Les migrants arrivant à Ceuta viennent principalement d’Afrique subsaharienne, d’Algérie, du Maroc, mais aussi de Syrie et de Palestine. Parmi eux, une majorité de mineurs non accompagnés (MNA), souvent âgés de 14 à 17 ans, entreprennent ce voyage seuls, sans famille ni tuteur. Leur vulnérabilité rend leur prise en charge particulièrement délicate, car ils nécessitent non seulement un hébergement, mais aussi une protection juridique et un suivi social.
« Ces jeunes nagent parfois des heures, risquant leur vie pour un avenir incertain. Leur courage force l’ad forme, mais leur situation est un défi pour tous. »
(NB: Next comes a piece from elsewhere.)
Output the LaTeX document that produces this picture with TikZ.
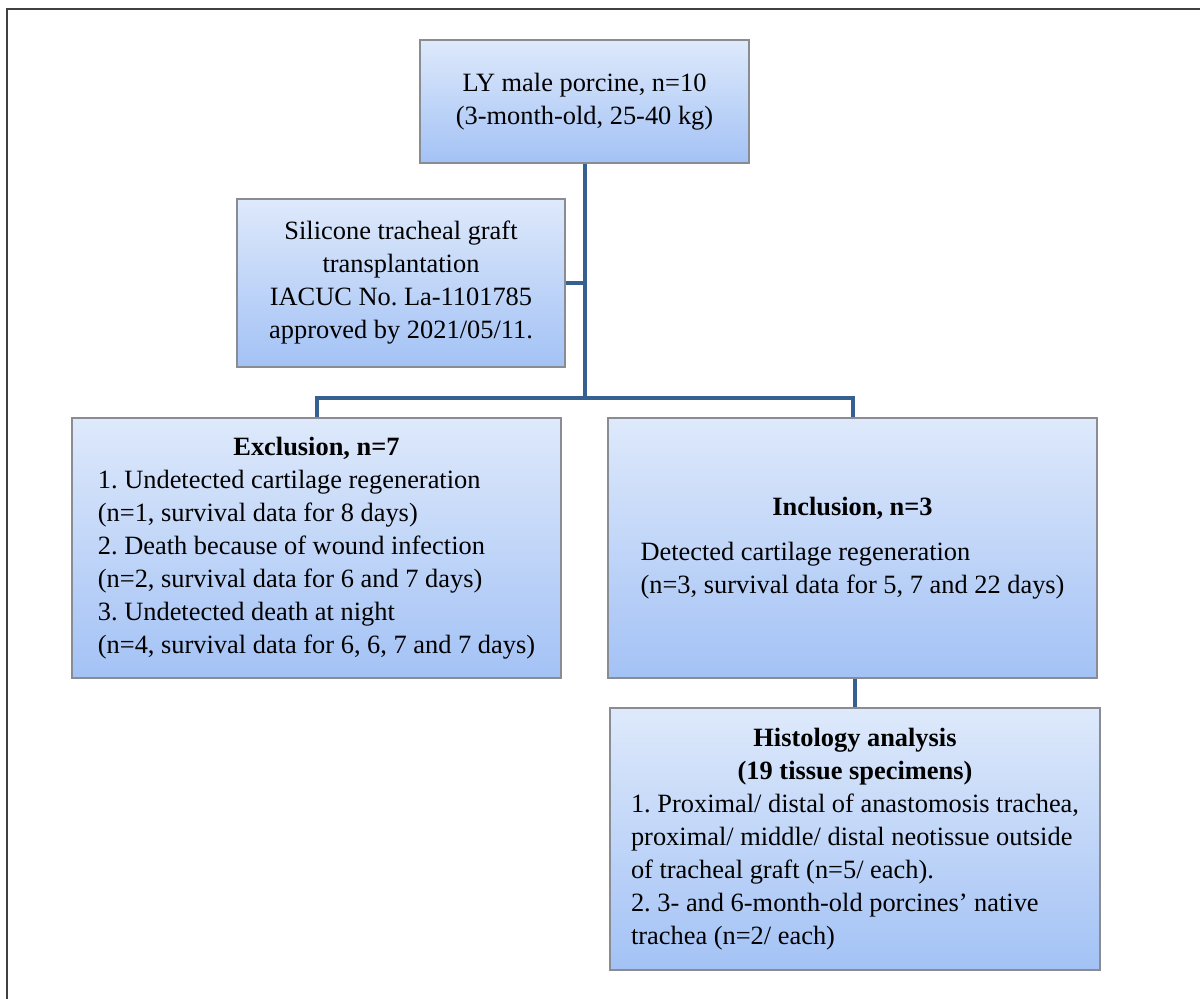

Un travailleur humanitaire local
Les raisons de ces migrations sont multiples : pauvreté, conflits, instabilité politique ou encore absence de perspectives dans leur pays d’origine. Pour beaucoup, Ceuta représente une porte d’entrée vers l’Europe, un symbole d’espoir malgré les obstacles.
Un défi logistique et humanitaire
La gestion de cet afflux migratoire met les autorités de Ceuta face à des défis colossaux. Les centres d’accueil, déjà saturés, manquent de place et de personnel qualifié pour répondre aux besoins spécifiques des mineurs. Les conditions de vie dans ces structures, souvent exiguës, sont loin d’être idéales, ce qui complique l’intégration et la prise en charge des nouveaux arrivants.
Les principaux défis rencontrés par Ceuta :
- Surpopulation des centres d’accueil, conçus pour 500 personnes mais abritant plus de 800 mineurs.
- Manque de ressources pour assurer un suivi psychologique et éducatif des jeunes.
- Pressions géopolitiques avec le Maroc, qui influencent les flux migratoires.
- Difficultés à organiser des transferts vers la péninsule ibérique.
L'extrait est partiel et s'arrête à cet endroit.